FalconApp: Rapid iPhone Deployment of End-to-End Perception via Automatically Labeled Synthetic Data
From video to 6-DoF pose estimation in 20 minutes on an iPhone...
FalconApp is a new iPhone application from researchers at the University of Illinois that solves a major bottleneck in robotics perception: the need for large-scale labeled data. The app lets a user capture a short video of a rigid object with their iPhone, then automatically reconstructs an editable GSplat (Gaussian Splatting) asset, composites it with diverse photorealistic backgrounds, renders synthetic images with ground-truth masks and 6-DoF poses, trains a perception model, and deploys it back to the iPhone frontend. The entire pipeline from capture to deploy averages about 20 minutes per object.
In experiments across five rigid objects with varying geometry and appearance, FalconApp achieved around 30 ms end-to-end latency on iPhone and outperformed a standard PnP baseline in pose accuracy on 4 out of 5 objects in both simulation and real-world tests. This approach dramatically reduces the manual annotation effort traditionally required for robotics perception, making it feasible for rapid prototyping and deployment on consumer hardware. The code and paper are available on arXiv.

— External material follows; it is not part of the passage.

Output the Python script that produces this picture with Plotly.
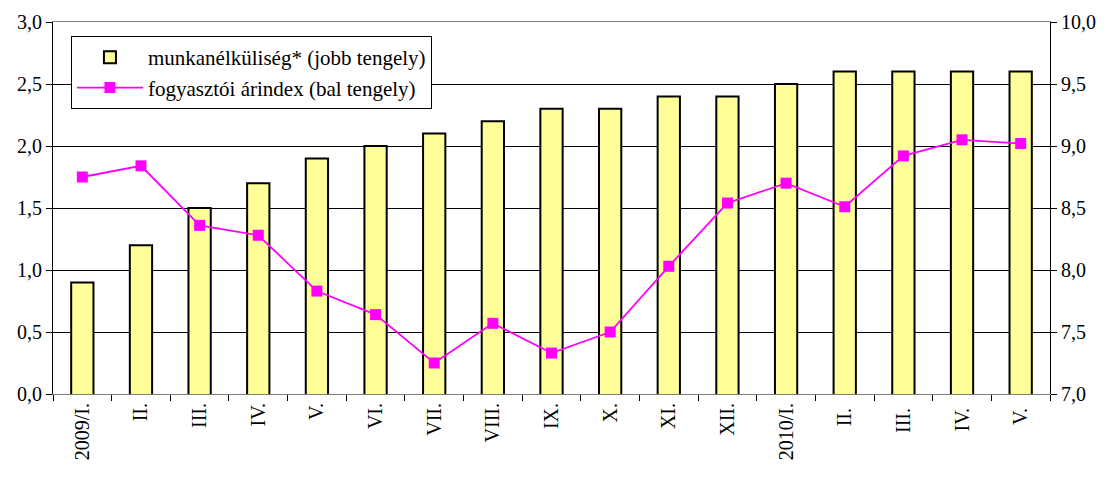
import plotly.graph_objects as go

categories = ["2009/I.", "II.", "III.", "IV.", "V.", "VI.", "VII.", "VIII.", "IX.", "X.",
              "XI.", "XII.", "2010/I.", "II. ", "III. ", "IV. ", "V. "]
unemployment = [7.9, 8.2, 8.5, 8.7, 8.9, 9.0, 9.1, 9.2, 9.3, 9.3, 9.4, 9.4, 9.5, 9.6, 9.6, 9.6, 9.6]
cpi = [1.75, 1.84, 1.36, 1.28, 0.83, 0.64, 0.25, 0.57, 0.33, 0.50, 1.03, 1.54, 1.70, 1.51, 1.92, 2.05, 2.02]

font_family = "Liberation Serif"

fig = go.Figure()
fig.add_trace(go.Bar(
    x=categories, y=unemployment, name="munkanélküliség* (jobb tengely)",
    marker=dict(color="#FFFF99", line=dict(color="black", width=2)),
    yaxis="y", legendgroup="a",
))
fig.add_trace(go.Scatter(
    x=categories, y=cpi, name="fogyasztói árindex (bal tengely)",
    mode="lines+markers",
    line=dict(color="#FF00FF", width=1.8),
    marker=dict(symbol="square", size=11, color="#FF00FF"),
    yaxis="y2", legendgroup="b",
))

fig.update_layout(
    width=1110, height=477,
    margin=dict(l=45, r=68, t=14, b=91),
    paper_bgcolor="white", plot_bgcolor="white",
    separators=", ",
    font=dict(family=font_family, size=20, color="black"),
    bargap=0.62,
    showlegend=True,
    legend=dict(
        x=0.018, y=0.962, xanchor="left", yanchor="top",
        bgcolor="white", bordercolor="black", borderwidth=1,
        font=dict(family=font_family, size=21),
        traceorder="normal", tracegroupgap=2, itemwidth=66,
    ),
    xaxis=dict(
        type="category", tickangle=-90, range=[-0.5, 16.5],
        ticks="outside", tickson="boundaries", ticklen=6, tickcolor="black",
        showline=True, linecolor="#808080", linewidth=1, mirror=True,
        showgrid=False, automargin=False,
        tickfont=dict(family=font_family, size=20),
    ),
    yaxis=dict(
        side="right", range=[7, 10], dtick=0.5, tickformat=".1f",
        showline=True, linecolor="black", linewidth=1,
        ticks="outside", ticklen=6, tickcolor="black",
        showgrid=True, gridcolor="black", gridwidth=1,
        zeroline=False, automargin=False,
        tickfont=dict(family=font_family, size=20),
    ),
    yaxis2=dict(
        side="left", overlaying="y", range=[0, 3], dtick=0.5, tickformat=".1f",
        showline=True, linecolor="black", linewidth=1,
        ticks="outside", ticklen=6, tickcolor="black",
        showgrid=False, zeroline=False, automargin=False,
        tickfont=dict(family=font_family, size=20),
    ),
)

fig.write_html("out.html")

- End-to-end pipeline from iPhone video capture to deployed perception model in ~20 minutes per object
- Uses photorealistic auto-labeling with GSplat assets and diverse backgrounds to train mask detection and 6-DoF pose estimation
- Achieves ~30 ms on-device latency on iPhone and beats PnP baseline on 4/5 objects in simulation and real-world tests
Why It Matters
FalconApp democratizes robotics perception by enabling rapid, annotation-free model creation from a single phone capture.